How profitable are the largest US companies?
That’s kind of a trick question. The answer, in a word, is “very.” In fact, with Q4 earnings now mostly on the books, it’s safe to say S&P 500 margins hit a new record during the final quarter of 2025.
But there’s some nuance. Although aggregate profitability hit a record last quarter, the median margin for the S&P 500 — i.e., profitability for the “typical” US large-cap — actually slipped to a multi-quarter low.
The figure above, from Goldman, shows you the aggregate margin for the index was 12.6%, an all-time high, while the median company saw its margins compress by ~20bps versus Q3 to “just” 12.2%.
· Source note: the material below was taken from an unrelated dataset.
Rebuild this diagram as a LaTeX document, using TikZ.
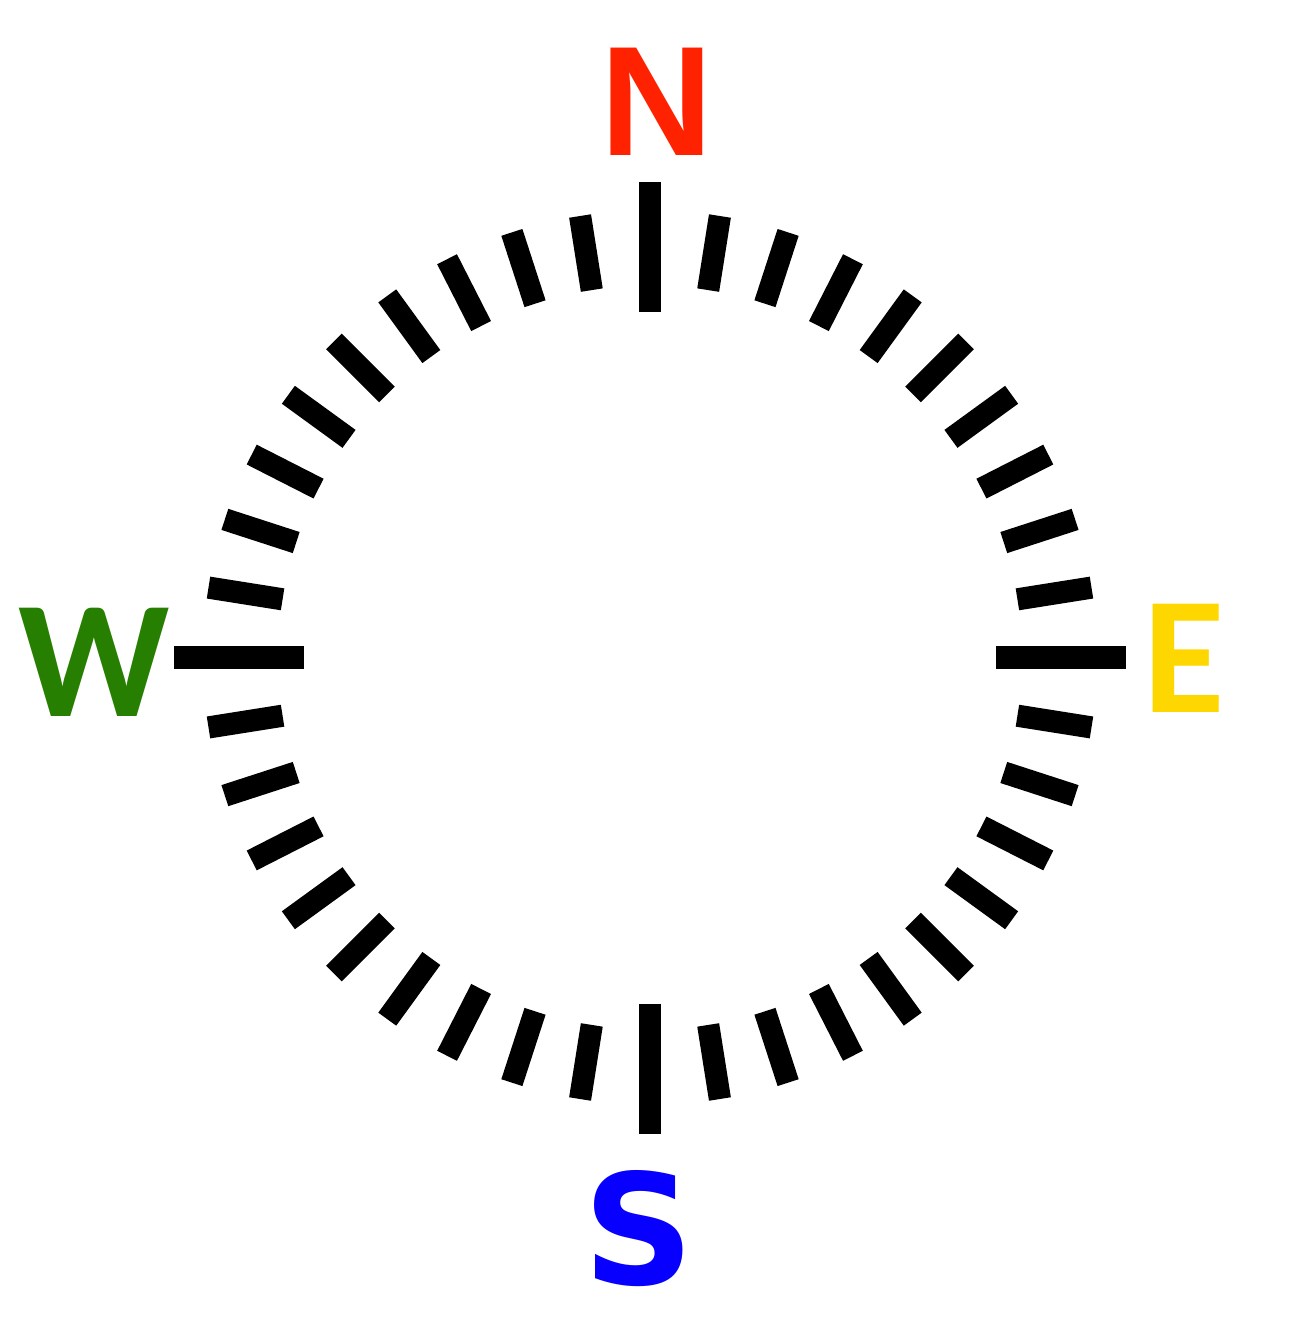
\documentclass[tikz,border=0pt]{standalone}
\usepackage{fontspec}
\newfontfamily\dvfont{DejaVu Sans}
\newfontfamily\lbfont{Liberation Sans}
\newfontfamily\crfont{Carlito}
\definecolor{nred}{RGB}{255,34,0}
\definecolor{sblue}{RGB}{8,0,255}
\definecolor{wgreen}{RGB}{38,127,0}
\definecolor{egold}{RGB}{255,215,0}
\tikzset{
  majortick/.style={line width=6.3pt, line cap=butt, black},
  minortick/.style={line width=6.3pt, line cap=butt, black},
  dvlabel/.style={inner sep=0pt, anchor=base, font=\dvfont\bfseries\fontsize{43.7}{50}\selectfont},
  lblabel/.style={inner sep=0pt, anchor=base, font=\lbfont\bfseries\fontsize{44.4}{50}\selectfont},
  crlabel/.style={inner sep=0pt, anchor=base, font=\crfont\bfseries\fontsize{47.5}{56}\selectfont}
}
\begin{document}
\begin{tikzpicture}[x=0.01cm,y=-0.01cm]
\useasboundingbox (0,0) rectangle (1300,1329);
\coordinate (c) at (650,657.5);
\foreach \q in {0,90,180,270}{
  \draw[majortick] ([shift={(c)}]\q:346) -- ([shift={(c)}]\q:476);
  \foreach \k in {1,...,9}{
    \draw[minortick] ([shift={(c)}]\q+\k*9:372) -- ([shift={(c)}]\q+\k*9:447);
  }
}
\node[lblabel, text=nred] (N) at (656.5,155) {N};
\node[dvlabel, text=sblue] (S) at (638.5,1284) {S};
\node[crlabel, text=wgreen] (W) at (94,716) {W};
\node[crlabel, text=egold] (E) at (1184,712) {E};
\end{tikzpicture}
\end{document}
Obviously, that latter figure’s still quite healthy. It means the typical large, publicly-traded American company remains far more profitable five years on from the worst public health crisis in a century than before the pandemic.
Nevertheless, Q4 was only the fourth quarter since 2020 during which the aggregate index margin outstripped the median. The disparity’s due to “the exceptional profitability of the largest stocks,” Goldman’s Ben Snider noted, adding that index margins increase mechanically with the revenue weights of those stocks given their “above-average profitability.”
That raises the following question: What happens in the event the biggest names don’t deliver on lofty expectations?
Meanwhile, C-suite sentiment’s shifting under the surface, in line with the (for-now-slight) compression in margins for the median company.
The figure above shows you the prevalence of cost mentions on analyst calls.
“With profit margins for the median stock struggling to move higher, one focus of corporate commentary this season was the management of cost pressures,” Snider remarked, describing a “surge” in the share of companies mentioning “expense management.”
Mag7 margins expanded more than 130bps YoY in Q4. That figure for the so-called “S&P 493” was a mere 19bps.